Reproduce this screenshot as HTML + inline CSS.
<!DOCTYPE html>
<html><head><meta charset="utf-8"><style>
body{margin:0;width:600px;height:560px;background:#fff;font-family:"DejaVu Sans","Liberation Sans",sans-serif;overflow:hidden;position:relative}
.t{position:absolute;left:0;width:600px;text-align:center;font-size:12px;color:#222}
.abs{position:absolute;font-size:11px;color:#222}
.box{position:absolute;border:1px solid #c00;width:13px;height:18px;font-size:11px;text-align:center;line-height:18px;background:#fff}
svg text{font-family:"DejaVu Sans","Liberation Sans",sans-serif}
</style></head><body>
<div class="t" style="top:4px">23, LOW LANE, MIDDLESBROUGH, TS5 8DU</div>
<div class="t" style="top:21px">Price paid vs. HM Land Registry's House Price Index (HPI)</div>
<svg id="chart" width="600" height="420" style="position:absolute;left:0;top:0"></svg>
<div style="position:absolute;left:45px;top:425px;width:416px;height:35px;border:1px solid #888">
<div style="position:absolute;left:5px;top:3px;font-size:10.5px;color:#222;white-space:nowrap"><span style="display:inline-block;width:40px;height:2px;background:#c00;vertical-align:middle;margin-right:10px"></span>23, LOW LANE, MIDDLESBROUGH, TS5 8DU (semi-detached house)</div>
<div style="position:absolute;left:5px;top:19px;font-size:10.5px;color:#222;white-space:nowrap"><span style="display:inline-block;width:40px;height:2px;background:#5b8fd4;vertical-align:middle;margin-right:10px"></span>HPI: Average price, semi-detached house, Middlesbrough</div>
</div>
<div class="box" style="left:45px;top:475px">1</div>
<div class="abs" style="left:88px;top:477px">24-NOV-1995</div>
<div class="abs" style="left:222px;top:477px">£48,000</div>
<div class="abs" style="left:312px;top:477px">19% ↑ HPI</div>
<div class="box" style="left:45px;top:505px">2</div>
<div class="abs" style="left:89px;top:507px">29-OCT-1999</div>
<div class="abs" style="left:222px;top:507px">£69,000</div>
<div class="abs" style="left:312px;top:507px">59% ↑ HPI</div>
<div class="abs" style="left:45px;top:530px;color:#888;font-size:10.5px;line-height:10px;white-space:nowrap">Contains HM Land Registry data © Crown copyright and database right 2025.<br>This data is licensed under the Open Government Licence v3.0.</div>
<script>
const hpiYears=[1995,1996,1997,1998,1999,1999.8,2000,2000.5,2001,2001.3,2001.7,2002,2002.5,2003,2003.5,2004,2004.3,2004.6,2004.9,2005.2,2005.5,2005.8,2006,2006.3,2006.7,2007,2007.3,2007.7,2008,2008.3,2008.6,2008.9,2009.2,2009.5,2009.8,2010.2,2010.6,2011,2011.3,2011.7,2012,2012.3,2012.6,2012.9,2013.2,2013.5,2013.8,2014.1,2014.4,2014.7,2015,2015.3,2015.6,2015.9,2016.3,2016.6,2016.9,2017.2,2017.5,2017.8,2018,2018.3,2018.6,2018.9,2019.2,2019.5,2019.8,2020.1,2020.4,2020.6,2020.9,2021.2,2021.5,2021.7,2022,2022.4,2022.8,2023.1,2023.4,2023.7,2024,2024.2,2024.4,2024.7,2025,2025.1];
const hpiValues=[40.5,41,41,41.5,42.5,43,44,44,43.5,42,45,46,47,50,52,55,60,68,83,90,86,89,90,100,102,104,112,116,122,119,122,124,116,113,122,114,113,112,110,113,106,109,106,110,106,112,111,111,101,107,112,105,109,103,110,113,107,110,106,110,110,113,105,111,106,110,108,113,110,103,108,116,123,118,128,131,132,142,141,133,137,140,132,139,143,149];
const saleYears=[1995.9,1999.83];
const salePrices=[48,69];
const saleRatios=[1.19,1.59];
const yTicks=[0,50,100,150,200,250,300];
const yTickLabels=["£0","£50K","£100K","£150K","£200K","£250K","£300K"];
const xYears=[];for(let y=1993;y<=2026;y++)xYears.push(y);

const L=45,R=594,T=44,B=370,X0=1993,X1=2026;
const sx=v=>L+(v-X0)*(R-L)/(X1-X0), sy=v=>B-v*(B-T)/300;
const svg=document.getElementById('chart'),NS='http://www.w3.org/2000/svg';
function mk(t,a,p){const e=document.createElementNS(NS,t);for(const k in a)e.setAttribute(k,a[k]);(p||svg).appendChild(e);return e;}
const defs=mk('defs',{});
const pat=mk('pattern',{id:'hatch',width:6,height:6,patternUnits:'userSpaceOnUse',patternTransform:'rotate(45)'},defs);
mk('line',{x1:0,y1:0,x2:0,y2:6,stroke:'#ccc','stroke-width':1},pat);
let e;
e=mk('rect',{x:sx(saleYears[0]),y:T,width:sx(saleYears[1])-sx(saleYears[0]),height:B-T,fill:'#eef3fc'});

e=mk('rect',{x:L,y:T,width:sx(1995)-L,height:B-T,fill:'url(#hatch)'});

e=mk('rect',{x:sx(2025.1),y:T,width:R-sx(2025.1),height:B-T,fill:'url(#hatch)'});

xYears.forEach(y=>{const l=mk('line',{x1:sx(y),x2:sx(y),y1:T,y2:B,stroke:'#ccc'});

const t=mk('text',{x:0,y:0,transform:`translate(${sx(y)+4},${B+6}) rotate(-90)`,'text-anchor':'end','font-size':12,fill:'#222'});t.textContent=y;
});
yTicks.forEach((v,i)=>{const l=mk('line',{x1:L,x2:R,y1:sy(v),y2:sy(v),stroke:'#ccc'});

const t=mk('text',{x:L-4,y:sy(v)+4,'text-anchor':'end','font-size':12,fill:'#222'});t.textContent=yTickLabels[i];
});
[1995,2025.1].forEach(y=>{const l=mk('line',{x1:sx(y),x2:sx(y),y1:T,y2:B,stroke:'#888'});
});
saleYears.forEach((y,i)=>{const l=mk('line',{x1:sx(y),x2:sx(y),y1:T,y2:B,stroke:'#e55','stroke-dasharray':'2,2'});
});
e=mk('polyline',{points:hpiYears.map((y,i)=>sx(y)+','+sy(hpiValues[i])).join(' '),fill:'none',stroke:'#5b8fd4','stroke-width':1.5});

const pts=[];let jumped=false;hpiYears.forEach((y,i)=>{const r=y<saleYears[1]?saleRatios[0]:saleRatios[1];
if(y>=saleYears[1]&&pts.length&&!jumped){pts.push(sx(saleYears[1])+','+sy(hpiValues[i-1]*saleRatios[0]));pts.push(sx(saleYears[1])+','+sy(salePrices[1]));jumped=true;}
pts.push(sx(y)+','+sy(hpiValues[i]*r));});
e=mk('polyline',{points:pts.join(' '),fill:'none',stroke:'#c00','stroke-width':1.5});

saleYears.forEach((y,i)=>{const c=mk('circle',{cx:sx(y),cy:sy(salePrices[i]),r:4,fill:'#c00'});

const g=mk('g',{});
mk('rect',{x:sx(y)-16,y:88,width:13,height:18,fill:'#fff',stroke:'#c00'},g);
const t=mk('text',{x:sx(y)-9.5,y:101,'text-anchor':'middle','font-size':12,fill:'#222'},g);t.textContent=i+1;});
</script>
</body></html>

Objective: Repeat the material above in full, exactly as it stands.

Exercise solution:
Reproduce this screenshot as HTML + inline CSS.
<!DOCTYPE html>
<html><head><meta charset="utf-8"><style>
body{margin:0;width:600px;height:560px;background:#fff;font-family:"DejaVu Sans","Liberation Sans",sans-serif;overflow:hidden;position:relative}
.t{position:absolute;left:0;width:600px;text-align:center;font-size:12px;color:#222}
.abs{position:absolute;font-size:11px;color:#222}
.box{position:absolute;border:1px solid #c00;width:13px;height:18px;font-size:11px;text-align:center;line-height:18px;background:#fff}
svg text{font-family:"DejaVu Sans","Liberation Sans",sans-serif}
</style></head><body>
<div class="t" style="top:4px">23, LOW LANE, MIDDLESBROUGH, TS5 8DU</div>
<div class="t" style="top:21px">Price paid vs. HM Land Registry's House Price Index (HPI)</div>
<svg id="chart" width="600" height="420" style="position:absolute;left:0;top:0"></svg>
<div style="position:absolute;left:45px;top:425px;width:416px;height:35px;border:1px solid #888">
<div style="position:absolute;left:5px;top:3px;font-size:10.5px;color:#222;white-space:nowrap"><span style="display:inline-block;width:40px;height:2px;background:#c00;vertical-align:middle;margin-right:10px"></span>23, LOW LANE, MIDDLESBROUGH, TS5 8DU (semi-detached house)</div>
<div style="position:absolute;left:5px;top:19px;font-size:10.5px;color:#222;white-space:nowrap"><span style="display:inline-block;width:40px;height:2px;background:#5b8fd4;vertical-align:middle;margin-right:10px"></span>HPI: Average price, semi-detached house, Middlesbrough</div>
</div>
<div class="box" style="left:45px;top:475px">1</div>
<div class="abs" style="left:88px;top:477px">24-NOV-1995</div>
<div class="abs" style="left:222px;top:477px">£48,000</div>
<div class="abs" style="left:312px;top:477px">19% ↑ HPI</div>
<div class="box" style="left:45px;top:505px">2</div>
<div class="abs" style="left:89px;top:507px">29-OCT-1999</div>
<div class="abs" style="left:222px;top:507px">£69,000</div>
<div class="abs" style="left:312px;top:507px">59% ↑ HPI</div>
<div class="abs" style="left:45px;top:530px;color:#888;font-size:10.5px;line-height:10px;white-space:nowrap">Contains HM Land Registry data © Crown copyright and database right 2025.<br>This data is licensed under the Open Government Licence v3.0.</div>
<script>
const hpiYears=[1995,1996,1997,1998,1999,1999.8,2000,2000.5,2001,2001.3,2001.7,2002,2002.5,2003,2003.5,2004,2004.3,2004.6,2004.9,2005.2,2005.5,2005.8,2006,2006.3,2006.7,2007,2007.3,2007.7,2008,2008.3,2008.6,2008.9,2009.2,2009.5,2009.8,2010.2,2010.6,2011,2011.3,2011.7,2012,2012.3,2012.6,2012.9,2013.2,2013.5,2013.8,2014.1,2014.4,2014.7,2015,2015.3,2015.6,2015.9,2016.3,2016.6,2016.9,2017.2,2017.5,2017.8,2018,2018.3,2018.6,2018.9,2019.2,2019.5,2019.8,2020.1,2020.4,2020.6,2020.9,2021.2,2021.5,2021.7,2022,2022.4,2022.8,2023.1,2023.4,2023.7,2024,2024.2,2024.4,2024.7,2025,2025.1];
const hpiValues=[40.5,41,41,41.5,42.5,43,44,44,43.5,42,45,46,47,50,52,55,60,68,83,90,86,89,90,100,102,104,112,116,122,119,122,124,116,113,122,114,113,112,110,113,106,109,106,110,106,112,111,111,101,107,112,105,109,103,110,113,107,110,106,110,110,113,105,111,106,110,108,113,110,103,108,116,123,118,128,131,132,142,141,133,137,140,132,139,143,149];
const saleYears=[1995.9,1999.83];
const salePrices=[48,69];
const saleRatios=[1.19,1.59];
const yTicks=[0,50,100,150,200,250,300];
const yTickLabels=["£0","£50K","£100K","£150K","£200K","£250K","£300K"];
const xYears=[];for(let y=1993;y<=2026;y++)xYears.push(y);

const L=45,R=594,T=44,B=370,X0=1993,X1=2026;
const sx=v=>L+(v-X0)*(R-L)/(X1-X0), sy=v=>B-v*(B-T)/300;
const svg=document.getElementById('chart'),NS='http://www.w3.org/2000/svg';
function mk(t,a,p){const e=document.createElementNS(NS,t);for(const k in a)e.setAttribute(k,a[k]);(p||svg).appendChild(e);return e;}
const defs=mk('defs',{});
const pat=mk('pattern',{id:'hatch',width:6,height:6,patternUnits:'userSpaceOnUse',patternTransform:'rotate(45)'},defs);
mk('line',{x1:0,y1:0,x2:0,y2:6,stroke:'#ccc','stroke-width':1},pat);
let e;
e=mk('rect',{x:sx(saleYears[0]),y:T,width:sx(saleYears[1])-sx(saleYears[0]),height:B-T,fill:'#eef3fc'});

e=mk('rect',{x:L,y:T,width:sx(1995)-L,height:B-T,fill:'url(#hatch)'});

e=mk('rect',{x:sx(2025.1),y:T,width:R-sx(2025.1),height:B-T,fill:'url(#hatch)'});

xYears.forEach(y=>{const l=mk('line',{x1:sx(y),x2:sx(y),y1:T,y2:B,stroke:'#ccc'});

const t=mk('text',{x:0,y:0,transform:`translate(${sx(y)+4},${B+6}) rotate(-90)`,'text-anchor':'end','font-size':12,fill:'#222'});t.textContent=y;
});
yTicks.forEach((v,i)=>{const l=mk('line',{x1:L,x2:R,y1:sy(v),y2:sy(v),stroke:'#ccc'});

const t=mk('text',{x:L-4,y:sy(v)+4,'text-anchor':'end','font-size':12,fill:'#222'});t.textContent=yTickLabels[i];
});
[1995,2025.1].forEach(y=>{const l=mk('line',{x1:sx(y),x2:sx(y),y1:T,y2:B,stroke:'#888'});
});
saleYears.forEach((y,i)=>{const l=mk('line',{x1:sx(y),x2:sx(y),y1:T,y2:B,stroke:'#e55','stroke-dasharray':'2,2'});
});
e=mk('polyline',{points:hpiYears.map((y,i)=>sx(y)+','+sy(hpiValues[i])).join(' '),fill:'none',stroke:'#5b8fd4','stroke-width':1.5});

const pts=[];let jumped=false;hpiYears.forEach((y,i)=>{const r=y<saleYears[1]?saleRatios[0]:saleRatios[1];
if(y>=saleYears[1]&&pts.length&&!jumped){pts.push(sx(saleYears[1])+','+sy(hpiValues[i-1]*saleRatios[0]));pts.push(sx(saleYears[1])+','+sy(salePrices[1]));jumped=true;}
pts.push(sx(y)+','+sy(hpiValues[i]*r));});
e=mk('polyline',{points:pts.join(' '),fill:'none',stroke:'#c00','stroke-width':1.5});

saleYears.forEach((y,i)=>{const c=mk('circle',{cx:sx(y),cy:sy(salePrices[i]),r:4,fill:'#c00'});

const g=mk('g',{});
mk('rect',{x:sx(y)-16,y:88,width:13,height:18,fill:'#fff',stroke:'#c00'},g);
const t=mk('text',{x:sx(y)-9.5,y:101,'text-anchor':'middle','font-size':12,fill:'#222'},g);t.textContent=i+1;});
</script>
</body></html>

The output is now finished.